Interesting thread. I happened to find it with a google search. And appears that I have a far different strategy than most of you guys.
When I first started a few months back, I invested mostly in the ABC range, basically to get a block of steady loans, and because they are more available than DEFG. But now my focus is on the lower grade loans. I currently have 200 loans, and am about 50/50 between high and low grade loans. 26% in D, 10% in E, 5% in F&G. I pretty much only invest in credit card refinancing/debt consolidation loans.
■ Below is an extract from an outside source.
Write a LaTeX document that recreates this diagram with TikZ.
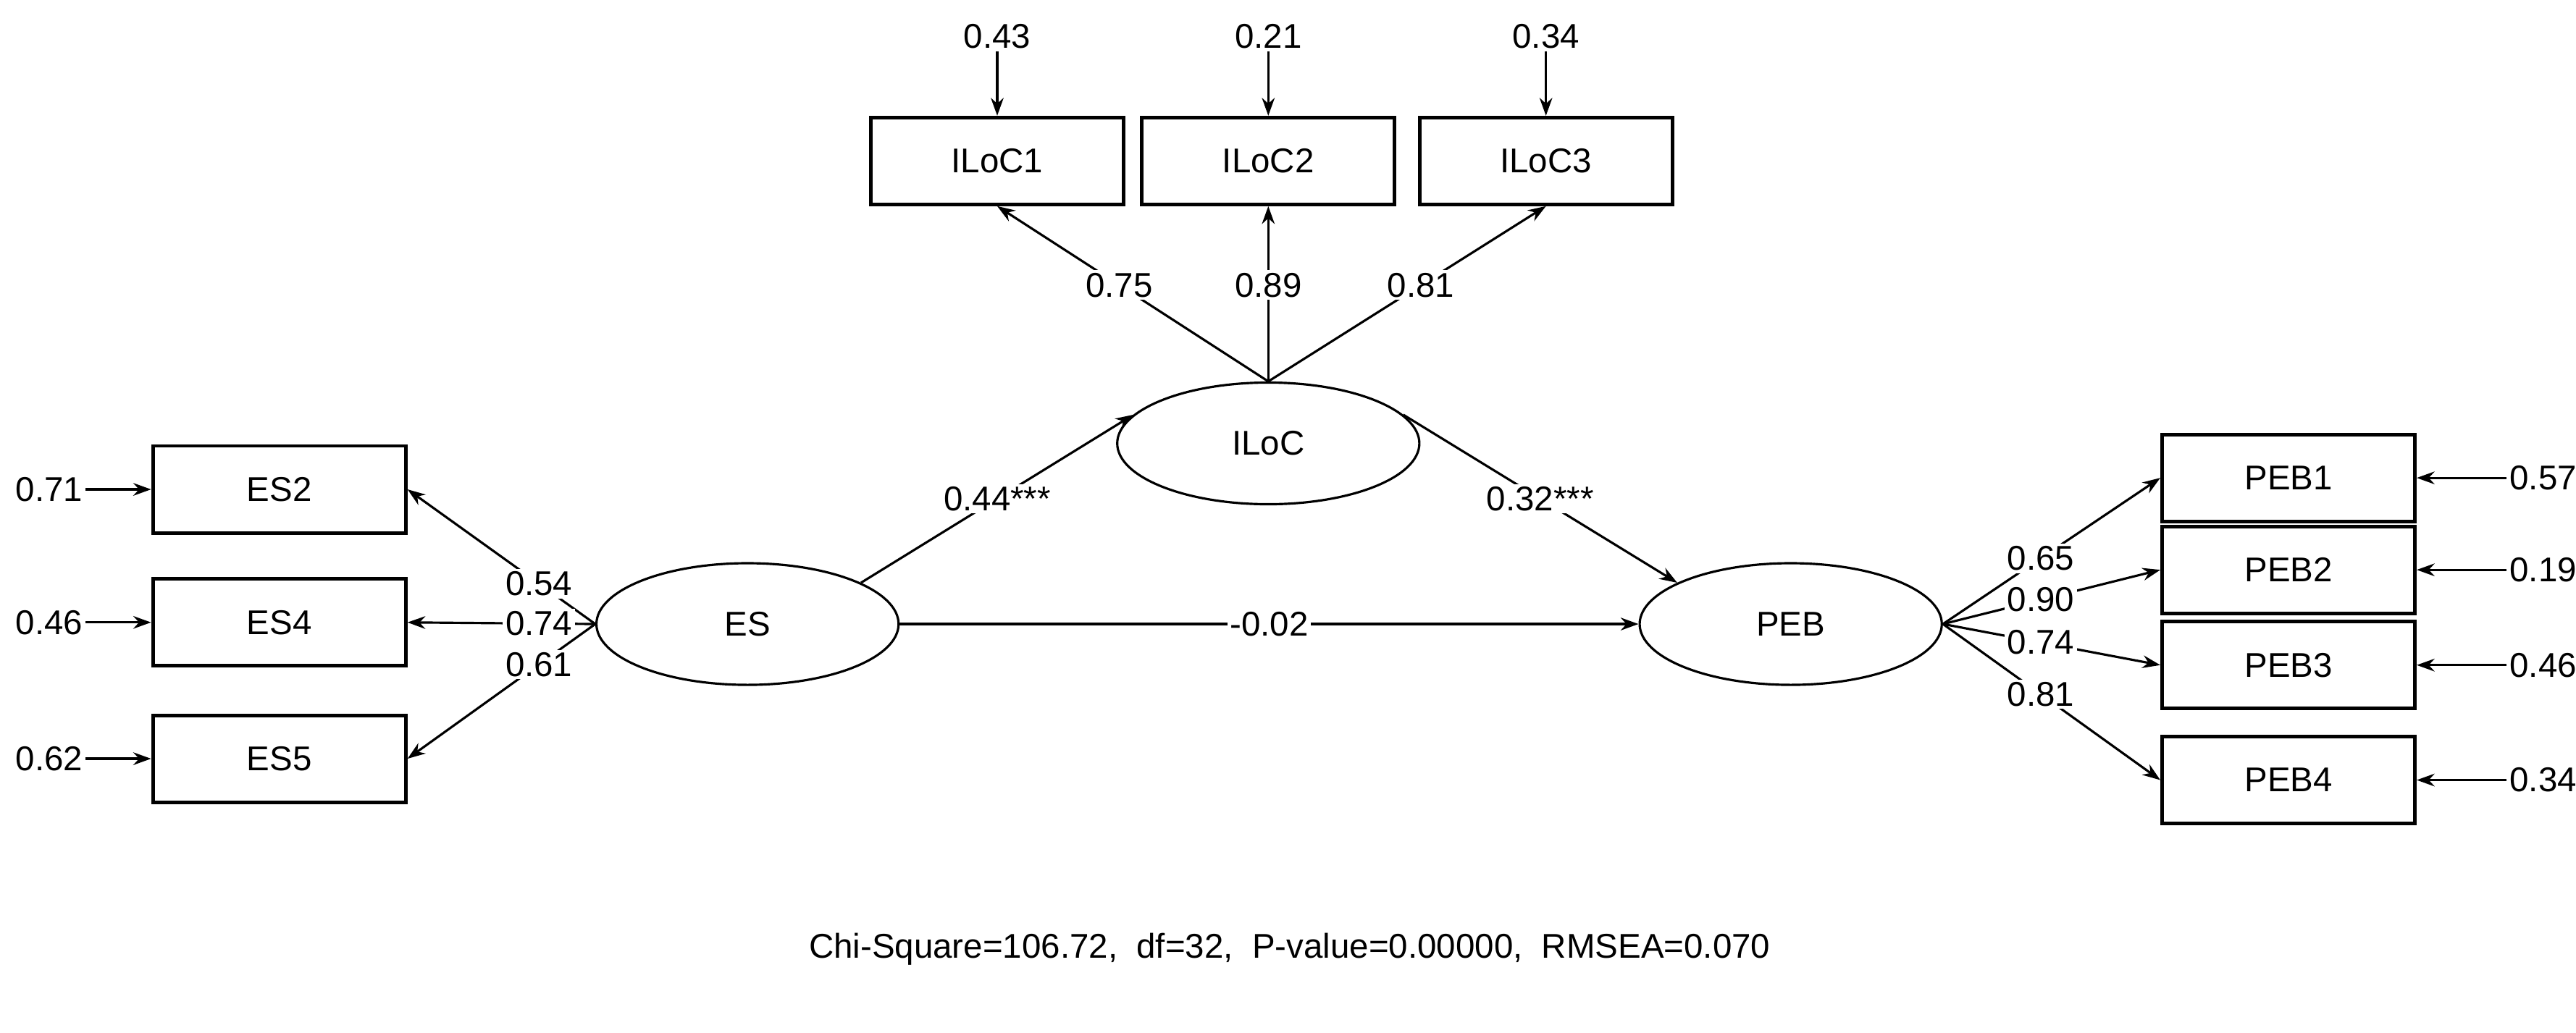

I’m currently showing net annualized return of 13.21%
My reasoning for the lower grade loans is simple, I pick up the “better” lower grade fund - no delinquencies, long employment, long credit history, high income. Therefore the difference from a A loan to a D loan is basically a lower credit score, which is due to high credit card balances and a larger loan amount. Other than these two (large) factors, there isn’t a difference between an A loan and a DEF loan if you use the criteria mentioned above. Those two factors is what turns an A rated loan to a D rated loan.
Once a loan payment doesn’t go through, I immediately list it on folio for a small loss. I haven’t tracked failing loans, but I’ve had a total of 3 A rated loans go into grace period. 1 loan didn’t even make any payments, and the other two were 2 payments in. The lower grade loans have a better payment record so far… I think A loans aren’t very good in terms of risk to reward. Low rate of return doesn’t cushion you as much from an eventual default.
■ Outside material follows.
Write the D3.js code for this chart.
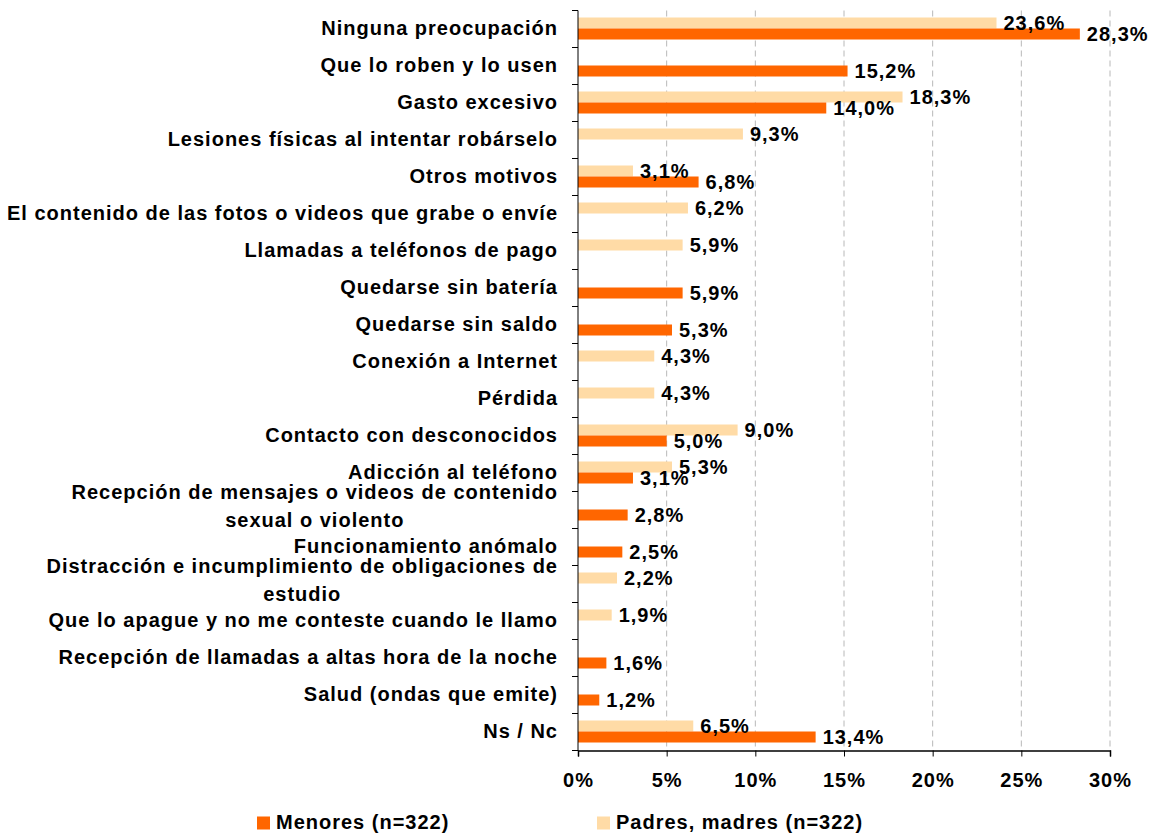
<!DOCTYPE html>
<html>
<head>
<meta charset="utf-8">
<script src="https://cdn.jsdelivr.net/npm/d3@7"></script>
<style>
    body { margin: 0; background: #fff; }
    svg { display: block; font-family: "Liberation Sans", Arial, sans-serif; font-weight: bold; }
    svg text { font-size: 20px; letter-spacing: 1px; }
</style>
</head>
<body>
<div id="chart"></div>
<script>
    // Data (percent). null = no bar for that group
    const categories = [
        "Ninguna preocupación",
        "Que lo roben y lo usen",
        "Gasto excesivo",
        "Lesiones físicas al intentar robárselo",
        "Otros motivos",
        "El contenido de las fotos o videos que grabe o envíe",
        "Llamadas a teléfonos de pago",
        "Quedarse sin batería",
        "Quedarse sin saldo",
        "Conexión a Internet",
        "Pérdida",
        "Contacto con desconocidos",
        "Adicción al teléfono",
        "Recepción de mensajes o videos de contenido\nsexual o violento",
        "Funcionamiento anómalo",
        "Distracción e incumplimiento de obligaciones de\nestudio",
        "Que lo apague y no me conteste cuando le llamo",
        "Recepción de llamadas a altas hora de la noche",
        "Salud (ondas que emite)",
        "Ns / Nc"
    ];
    const menores = [28.3, 15.2, 14.0, null, 6.8, null, null, 5.9, 5.3, null, null, 5.0, 3.1, 2.8, 2.5, null, null, 1.6, 1.2, 13.4];
    const padres = [23.6, null, 18.3, 9.3, 3.1, 6.2, 5.9, null, null, 4.3, 4.3, 9.0, 5.3, null, null, 2.2, 1.9, null, null, 6.5];
    const xTicks = [0, 5, 10, 15, 20, 25, 30];
    const seriesNames = ["Menores (n=322)", "Padres, madres (n=322)"];
    const seriesColors = ["#FF6600", "#FFDBA6"];

    const W = 1154, H = 834;
    const margin = { top: 10.5, right: 44, bottom: 83.5, left: 578 };
    const width = W - margin.left - margin.right;
    const height = H - margin.top - margin.bottom;

    const svg = d3.select("#chart").append("svg")
        .attr("width", W)
        .attr("height", H);

    const g = svg.append("g")
        .attr("transform", "translate(" + margin.left + "," + margin.top + ")");

    const x = d3.scaleLinear().domain([0, 30]).range([0, width]);
    const y = d3.scaleBand().domain(categories).range([0, height]);
    const sub = d3.scaleBand().domain(["Padres", "Menores"])
        .range([y.bandwidth() / 2 - 11.5, y.bandwidth() / 2 + 10.5]);

    // dashed gridlines
    g.append("g")
        .selectAll("line")
        .data(xTicks.slice(1))
        .join("line")
        .attr("x1", d => x(d)).attr("x2", d => x(d))
        .attr("y1", 0).attr("y2", height)
        .attr("stroke", "#b8b8b8")
        .attr("stroke-width", 1)
        .attr("stroke-dasharray", "6,4");

    // rows of bars
    const rows = categories.map((c, i) => ({ cat: c, Menores: menores[i], Padres: padres[i] }));
    const groups = [
        { key: "Padres", color: seriesColors[1] },
        { key: "Menores", color: seriesColors[0] }
    ];

    const barLayer = g.append("g");
    const labelLayer = g.append("g");

    groups.forEach(s => {
        const vals = rows.filter(r => r[s.key] != null);
        barLayer.append("g")
            .selectAll("rect")
            .data(vals)
            .join("rect")
            .attr("x", 0)
            .attr("y", d => y(d.cat) + sub(s.key))
            .attr("width", d => x(d[s.key]))
            .attr("height", sub.bandwidth())
            .attr("fill", s.color);

        labelLayer.append("g")
            .selectAll("text")
            .data(vals)
            .join("text")
            .attr("x", d => x(d[s.key]) + 7)
            .attr("y", d => y(d.cat) + sub(s.key) + sub.bandwidth() + 1)
            .attr("fill", "#000")
            .text(d => d3.format(".1f")(d[s.key]).replace(".", ",") + "%");
    });

    // left axis line + ticks at band edges
    g.append("line")
        .attr("x1", 0).attr("x2", 0)
        .attr("y1", 0).attr("y2", height)
        .attr("stroke", "#000");
    g.append("g")
        .selectAll("line")
        .data(d3.range(categories.length + 1))
        .join("line")
        .attr("x1", -6).attr("x2", 0)
        .attr("y1", d => d * y.step()).attr("y2", d => d * y.step())
        .attr("stroke", "#000");

    // category labels
    const labels = g.append("g")
        .selectAll("text")
        .data(categories)
        .join("text")
        .attr("fill", "#000")
        .each(function (d) {
            const lines = d.split("\n");
            const t = d3.select(this);
            const cy = y(d) + y.bandwidth() / 2;
            if (lines.length === 1) {
                t.attr("x", -20).attr("y", cy + 6).attr("text-anchor", "end").text(d);
            } else {
                t.attr("y", cy - 11);
                t.append("tspan").attr("class", "l0").text(lines[0]);
                t.append("tspan").attr("class", "l1").text(lines[1]);
            }
        });
    // multi-line labels: lines centred on each other, block right aligned
    labels.filter(d => d.includes("\n")).each(function () {
        const t = d3.select(this);
        const t0 = t.select(".l0"), t1 = t.select(".l1");
        const w0 = t0.node().getComputedTextLength();
        const cx = -20 - w0 / 2;
        const yy = +t.attr("y");
        t.attr("text-anchor", "middle");
        t0.attr("x", cx).attr("y", yy);
        t1.attr("x", cx).attr("y", yy + 28);
    });

    // bottom axis
    const xAxis = g.append("g")
        .attr("transform", "translate(0," + height + ")")
        .call(d3.axisBottom(x).tickValues(xTicks).tickSize(6).tickFormat(d => d + "%").tickPadding(16));
    xAxis.select(".domain").attr("stroke", "#000").attr("stroke-width", 1.5);
    xAxis.selectAll(".tick line").attr("stroke", "#000");
    xAxis.selectAll(".tick text")
        .attr("fill", "#000")
        .style("font-size", "20px")
        .style("font-family", "'Liberation Sans', Arial, sans-serif")
        .style("font-weight", "bold");

    // legend
    const legendX = [257, 597];
    const legend = svg.append("g");
    seriesNames.forEach((name, i) => {
        legend.append("rect")
            .attr("x", legendX[i]).attr("y", 816.5)
            .attr("width", 13).attr("height", 13)
            .attr("fill", seriesColors[i]);
        legend.append("text")
            .attr("x", legendX[i] + 19).attr("y", 829)
            .attr("fill", "#000")
            .text(name);
    });
</script>
</body>
</html>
I also use folio to divest in my A-C rated loans. I’ve been listing them for a couple percent above current value and scoring some hits. I think a couple percent profit is reasonable on folio for current loans because after a loan is sold, then you have to try to originate a new loan, which isn’t earning you interest, and can be rejected, so you might go a month without earning anything.
Lendingclub claims an 85% repayment even for loans in grace period. But this includes pennies on the dollar gotten in settlement, etc etc. I’m thinking the true 100% repayment on loans that have dropped into grace period at some point might be 50%. Therefore, it’s better to immediately dump the loan for a 5% loss on folio than to wait and see if they become current. No sense take a 50% chance of losing 100% of the remaining loan when you can walk away at 5% loss.
I saw a comment wondering why some borrowers don’t simply borrow from the bank for a cheaper than 20% rate. The fact is that if you carry a high credit card balance, banks won’t lend to you. Credit card companies are charging you the max rate of 29.99%, and you’re barely getting by making the minimum payment (which adds to your balance.) Therefore, the borrower is better off consolidating their loan into a LC loan at 20%, and the have an easy, guided approach towards paying off their debts in 3 or 5 years. As long as the borrower doesn’t fall back into his old habits or lose his job, it’s a win-win situation.